Sunday, 3 June 2012

Geeza - Sydney City Ladies 7" Laser LS-102878, 1977

If there's one question we've fielded more than any other over the last two years, it's "What is grillfat?". A while back, we bit the bullet and uploaded grillfat's year zero, an article by Johan Kugelberg from Ugly Things #24, to deal with that specific inquiry - check it out via the sidebar. More recently, we've read some incredulous comments about our preference for grillfat over long-established and, ostensibly, perfectly good genre descriptors like Oz Rock (as used by Murray Engleheart in his grillfat guidebook Blood, Sweat and Beers). "Why bother trying to reinvent the wheel?", we hear the naysayers naysay.

In Retromania: Pop Culture's Addiction To It's Own Past, Simon Reynolds dedicates some time to discussing "invented genres", i.e. "retroactively creat[ed] genres that never actually existed as recognised entities during the period in question", primarily driven by record collectors reclaiming, reinterpreting, and recategorising the detritus of pop culture. Examples cited include relatively recent developents like minimal synth and junkshop glam, though Reynolds argues for garage punk and Northern Soul as the first instances of "genre-as-retroactive-fiction". In fact, the history of invented genres probably extends back further still. In her book In Search of the Blues, Marybeth Hamilton argues that the Delta blues wouldn't exist if it were not for the personal taste of James McKune, a record collector whose wants list of obscure 78s curated the genre's defining artists, thereby establishing a roadmap for subsequent collectors and reissue compilers - a sort of pre-war NWW list.

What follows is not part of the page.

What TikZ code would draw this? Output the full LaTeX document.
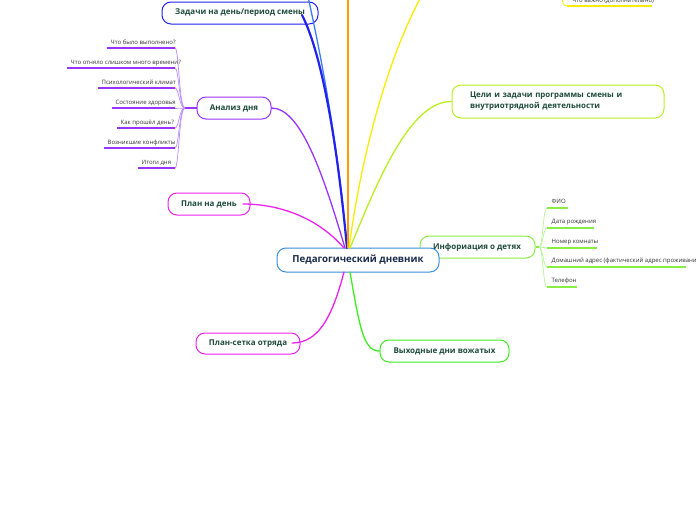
\documentclass[tikz,border=0pt]{standalone}
\usepackage{fontspec}
\setmainfont{Open Sans}
\definecolor{cCenter}{HTML}{3A8FD8}
\definecolor{cDBlue}{HTML}{2222EE}
\definecolor{cLBlue}{HTML}{3A7AFF}
\definecolor{cOrange}{HTML}{FF9A00}
\definecolor{cYellow}{HTML}{F8EC00}
\definecolor{cYGreen}{HTML}{B8F020}
\definecolor{cPurple}{HTML}{9933FF}
\definecolor{cPurpleL}{HTML}{B98CFF}
\definecolor{cMagenta}{HTML}{EE22EE}
\definecolor{cGreen}{HTML}{3EEE22}
\definecolor{cInfo}{HTML}{88EE44}
\definecolor{cInfoL}{HTML}{B8F598}
\definecolor{nodetext}{HTML}{1D4A3A}
\definecolor{centertext}{HTML}{1A2B4C}
\definecolor{leaftext}{HTML}{333333}
\tikzset{
  box/.style={draw, rounded corners=9pt, line width=1pt, fill=white, inner sep=0pt,
    font=\bfseries\fontsize{8}{10}\selectfont, text=nodetext},
  btxt/.style={inner sep=0pt, font=\bfseries\fontsize{8}{10}\selectfont, text=nodetext},
  leaftxt/.style={inner sep=0pt, font=\fontsize{6}{7}\selectfont, text=leaftext},
  conn/.style={line width=1.3pt, line cap=round},
  uline/.style={line width=1.4pt},
  twig/.style={line width=0.7pt}
}
\begin{document}
\begin{tikzpicture}[x=1pt,y=-1pt]
\useasboundingbox (0,0) rectangle (696,520);
\clip (0,0) rectangle (696,520);

% hub coordinates
\coordinate (hubTop) at (347,248);
\coordinate (hubMid) at (360,258);
\coordinate (lbEnd) at (306,-12);
\coordinate (orEnd) at (348,-12);
\coordinate (yeEnd) at (426,-12);
\coordinate (infoMid) at (430,253);

% info connector, hidden under the boxes
\draw[conn, cInfo] (hubMid) -- (infoMid);
% info box (under central node)
\node[box, draw=cInfo, minimum width=115pt, minimum height=22pt] (info) at (477.5,247) {};

% main boxes
\node[box, draw=cDBlue, minimum width=156pt, minimum height=22pt] (zad) at (240,13) {Задачи на день/период смены};
\node[box, draw=cPurple, minimum width=74pt, minimum height=22pt] (analiz) at (234,108) {Анализ дня};
\node[box, draw=cMagenta, minimum width=82pt, minimum height=22pt] (plan) at (209,204) {План на день};
\node[box, draw=cMagenta, minimum width=104pt, minimum height=21pt] (setka) at (248,343.5) {План-сетка отряда};
\node[box, draw=cGreen, minimum width=129pt, minimum height=22pt] (vyh) at (444.5,351) {Выходные дни вожатых};
\node[box, draw=cYGreen, minimum width=212pt, minimum height=33pt, text width=176pt, align=left,
      font=\bfseries\fontsize{7.9}{11}\selectfont] (celi) at (558,101.5)
      {Цели и задачи программы смены и внутриотрядной деятельности};

% central node
\node[box, draw=cCenter, minimum width=162pt, minimum height=24pt, text=centertext,
      font=\bfseries\fontsize{9.7}{11}\selectfont] (center) at (358,260) {Педагогический дневник};
\node[btxt] (infotxt) at (477,247) {Инфориация о детях};

% end points inside boxes
\coordinate (zadIn) at (302,15);
\coordinate (planIn) at (243,204);
\coordinate (setkaIn) at (292,343);

% main connectors
\draw[conn, cLBlue] (hubTop) .. controls (338,140) and (318,40) .. (lbEnd);
\draw[conn, cDBlue, line width=2.2pt] (hubTop) .. controls (336,130) and (320,50) .. (zadIn);
\draw[conn, cOrange] (348,248) -- (orEnd);
\draw[conn, cYellow] (349,248) .. controls (362,150) and (390,50) .. (yeEnd);
\draw[conn, cYGreen] (350,248) .. controls (378,180) and (410,101) .. (celi.west);
\draw[conn, cPurple] (345,248) .. controls (322,170) and (300,108) .. (analiz.east);
\draw[conn, cMagenta] (344,248) .. controls (318,218) and (280,204) .. (planIn);
\draw[conn, cMagenta] (344,272) .. controls (332,318) and (318,343) .. (setkaIn);
\draw[conn, cGreen] (350,272) .. controls (360,330) and (364,351) .. (vyh.west);

% Analysis leaves
\coordinate (aHub) at (185,108);
\draw[cPurple, line width=1.5pt] (analiz.west) -- (aHub);
\foreach \y/\xs/\t/\n in {48/107/{Что было выполнено?}/a1,
                          68/67/{Что отняло слишком много времени?}/a2,
                          88/98/{Психологический климат}/a3,
                          108/112/{Состояние здоровья}/a4,
                          128/117/{Как прошёл день?}/a5,
                          148/104/{Возникшие конфликты}/a6,
                          168/138/{Итоги дня}/a7}{
  \coordinate (\n e) at (175,\y);
  \coordinate (\n s) at (\xs,\y);
  \draw[twig, cPurpleL] (aHub) .. controls (179,108) and (179,\y) .. (\n e);
  \draw[uline, cPurple] (\n s) -- (\n e);
  \node[leaftxt, anchor=base west] (\n) at (\xs+3.5,\y-3.8) {\t};
}

% Info leaves
\coordinate (iHub) at (539,247);
\draw[cInfo, line width=1.5pt] (info.east) -- (iHub);
\foreach \y/\xe/\t/\n in {208/568/{ФИО}/i1,
                          228/594/{Дата рождения}/i2,
                          248/597/{Номер комнаты}/i3,
                          267/686/{Домашний адрес (фактический адрес проживания)}/i4,
                          287/577/{Телефон}/i5}{
  \coordinate (\n s) at (547,\y);
  \coordinate (\n e) at (\xe,\y);
  \draw[twig, cInfoL] (iHub) .. controls (543,247) and (543,\y) .. (\n s);
  \draw[uline, cInfo] (\n s) -- (\n e);
  \node[leaftxt, anchor=base west] (\n) at (551.5,\y-4.8) {\t};
}

% top yellow leaf (cut off)
\coordinate (yTop) at (562,-8);
\coordinate (yS) at (567,6);
\coordinate (yE) at (652,6);
\draw[twig, cYellow] (yTop) .. controls (562,3) and (563,6) .. (yS);
\draw[uline, cYellow] (yS) -- (yE);
\node[leaftxt, anchor=base west] (ytxt) at (572,2) {Что важно (дополнительно)};
\end{tikzpicture}
\end{document}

Reynolds ascribes an economic imperative to the development of invented genres - the creation of markets upon which to foist rare records and compilations of such. Variations of that theory have done the rounds for a while (recounted here and, if you can bear it, here), but a quick search of eBay for the keyword "grillfat" suggests that there's more to it than that. We're happy to report that grillfat suffers from a dearth of genuinely rare records - good news for dollar bin hounds, not so good for potential compilers of Killed By Grillfat. Instead, the main advantage of grillfat has been to allow us to talk about Australian hard rock minus the cultural baggage that we associate with the term Oz Rock - a pejorative catch-all for leaden, lifeless, commercial beer-barn rock. Grillfat is shorthand to differentiate Geeza from Australian Crawl.

Extreme grilling. More at Geeza's Facebook page.

Which brings us to Geeza's Sydney City Ladies, one of the genre's OGs (that's Original Grillers). Described by The Kuge as one of the greasiest records in his collection ("The kind of track that would leave an oil skid on your turntable"), this mildly brain-damaged hard rock reinterpretation of California Girls is archetypal grillfat. The version in question is the flipside to Geeza's second 45 (Run 'n' Hide), a rougher take than that featured on Streetlife, the band's lone LP (Laser VXL1-4046, 1977). Apart from a slicker recording, the LP version also takes on a more expansive arrangement, extending the song by a full two minutes. We prefer the medium-rare cut, but the well-done version is presented below for those situations when three minutes of grillfat isn't enough.

Sydney City Ladies (7" version) [Download]

Sydney City Ladies (LP version) [Download]

1 comment:

Anonymous said...

This 7" rules. The LP is amazing. This is worthy of foreign release, like France and Germany-the Frogs and Krauts would love it.